Supreme Court of the United States

In Re: The Federal Accountability Internal Revenue Act

Case No. 15–04, 100 M.S.Ct. 103

taterdatuba, J. delivered the opinion of the Court, in which the Chief Justice joined.

Although this law contains very little in its methods and implementation, its impact is great and far reaching as it applies to all federal employees. This Court will not comment on the usefulness or the correctness of the idea of this law to any degree in favor or against. However, this Court does seriously maintain its responsibility to uphold and interpret the Constitution and apply it to the laws and resolutions passed by the Legislatures and the Executives of this nation which ensures accountability and legal respect for our foundational ideals in our law books and in our governments. In this respect, utilizing this most solemn duty, the Court does develop an opinion toward this law.

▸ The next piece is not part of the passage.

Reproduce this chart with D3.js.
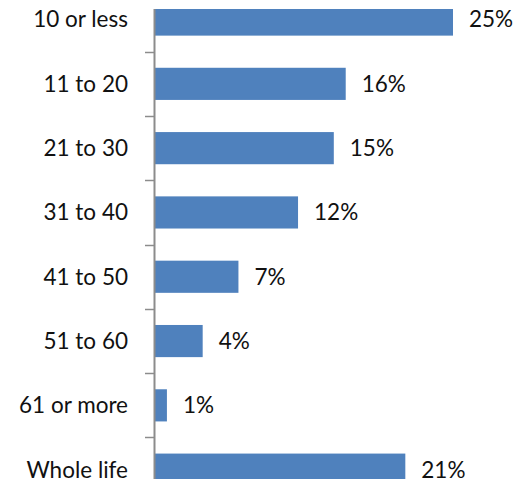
<!DOCTYPE html>
<html>
<head>
<meta charset="utf-8">
<script src="https://cdn.jsdelivr.net/npm/d3@7"></script>
<style>
  html, body { margin: 0; padding: 0; background: #fff; }
  svg { display: block; }
  text { font-family: Lato, "Open Sans", sans-serif; fill: #111; }
</style>
</head>
<body>
<div id="chart"></div>
<script>
// Share of respondents by number of years
const categories = ["10 or less", "11 to 20", "21 to 30", "31 to 40", "41 to 50", "51 to 60", "61 or more", "Whole life"];
const values = [25, 16, 15, 12, 7, 4, 1, 21];
const valueLabels = ["25%", "16%", "15%", "12%", "7%", "4%", "1%", "21%"];

const width = 520, height = 485;
const plotTop = 9, plotBottom = 479;

const svg = d3.select("#chart").append("svg")
  .attr("width", width)
  .attr("height", height);

const x = d3.scaleLinear().domain([0, 25]).range([155, 453]);

const y = d3.scaleBand()
  .domain(categories)
  .range([-12.6, 501.8])
  .paddingInner(0.5)
  .paddingOuter(0.25);

svg.append("defs").append("clipPath").attr("id", "plot-clip")
  .append("rect")
  .attr("x", 0).attr("y", plotTop)
  .attr("width", width).attr("height", plotBottom - plotTop);

const plot = svg.append("g").attr("clip-path", "url(#plot-clip)");

plot.selectAll("rect.bar")
  .data(categories)
  .join("rect")
  .attr("class", "bar")
  .attr("x", x(0))
  .attr("y", d => y(d))
  .attr("width", (d, i) => x(values[i]) - x(0))
  .attr("height", y.bandwidth())
  .attr("fill", "#4F81BD");

// category axis: line plus ticks on band boundaries
const axisG = svg.append("g");
axisG.append("line")
  .attr("x1", 154.5).attr("x2", 154.5)
  .attr("y1", plotTop).attr("y2", plotBottom)
  .attr("stroke", "#8c8c8c")
  .attr("stroke-width", 2);

const boundaries = categories.slice(1).map(d => y(d) - y.step() * y.paddingInner() / 2);
axisG.selectAll("line.tick")
  .data(boundaries)
  .join("line")
  .attr("class", "tick")
  .attr("x1", 145).attr("x2", 154)
  .attr("y1", d => Math.round(d) + 0.5).attr("y2", d => Math.round(d) + 0.5)
  .attr("stroke", "#8c8c8c")
  .attr("stroke-width", 1.5);

svg.selectAll("text.cat")
  .data(categories)
  .join("text")
  .attr("class", "cat")
  .attr("x", 128)
  .attr("y", d => y(d) + y.bandwidth() / 2)
  .attr("dy", "0.35em")
  .attr("text-anchor", "end")
  .attr("font-size", 22.5)
  .text(d => d);

svg.selectAll("text.val")
  .data(categories)
  .join("text")
  .attr("class", "val")
  .attr("x", (d, i) => x(values[i]) + 16)
  .attr("y", d => y(d) + y.bandwidth() / 2)
  .attr("dy", "0.35em")
  .attr("text-anchor", "start")
  .attr("font-size", 22.5)
  .text((d, i) => valueLabels[i]);
</script>
</body>
</html>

Firstly, in the opinion of this Court, the petitioner does have standing as this Court does not require actual injury to have legal standing for the purposes of this government simulation. This was decided in In re: Controlled Substances Act and the Court does not reverse its opinion on that matter. The majority of this Court finds that the Federal Accountability Internal Revenue Act (henceforth referred to as the FAIR Act) is wholly unconstitutional as the law provides us with a blatant and glaring violation of the Due Process rights of federal employees. Due to this violation, we affirm the challenge presented by the petitioner and agree that Article I of the FAIR Act is in violation of the United States Constitution.

Article I of the FAIR Act states “Federal employees who owe federal taxes and are more than a year past due will be ineligible for federal government employment.” This provision seeks to punish federal employees who have failed to pay federal taxes collected by the Internal Revenue Service under the auspices and command of the Department of the Treasury. This provision does not provide for the explicit notification of termination to the federal employee in arrears nor does it allow for employees time to counter the government’s claims and evidence before their employment is summarily terminated. In 5 U.S.C. § 7513, federal employees who are subjected to possible termination are entitled to:

(1) At least 30 days’ advance written notice, unless there is reasonable cause to believe the employee has committed a crime for which a sentence of imprisonment may be imposed, stating the specific reasons for the proposed action, 
(2) A reasonable time, but not less than 7 days, to answer orally and in writing and to furnish affidavits and other documentary evidence in support of the answer, 
(3) Be represented by an attorney or other representative, 
(4) A written decision and the specific reasons therefor at the earliest practicable date.

There are several more passages within 5 U.S.C. Part III, Subpart F that reaffirm over and over again in differing scenarios the rights of federal employees. The law as it existed before the FAIR Act provided for a legal process when subjecting a federal employee with disciplinary action and/ or termination. Unlike the above-cited passage of United States Code, the FAIR Act provides no due process of law.

In Cleveland Bd. of Ed. v. Loudermill, 470 U.S. 532, 541 (1985), the Court found that “while the legislature may elect not to confer a property interest in [public] employment, it may not constitutionally authorize the deprivation of such an interest, once conferred, without appropriate procedural safeguards” and as such the 14th Amendment applies this to both the federal and state governments.

This Court now reaffirms the decision that the due process rights found in the United States Constitution must be maintained in the termination of employment by a government and the law before us that was passed by the Legislature and agreed to by the Executive does not meet the standard set by the Constitution and affirmed by precedent. The FAIR Act does not provide the constitutionally required due process rights of federal employees and therefore cannot legally stand.

The legislatures and the executives of this nation must be constantly mindful of the rights set forth by the United States Constitution, which are applied to both the federal and state governments, and be vigilant and wary of bills and resolutions that either omit those rights or explicitly deny them to the People of the United States. In the realm of Law and Government, silence in the Law can be just as oppressive, dangerous, and damaging as the explicit words and actions of those in power.

It is so ordered.

cmac__17, J., dissented without opinion.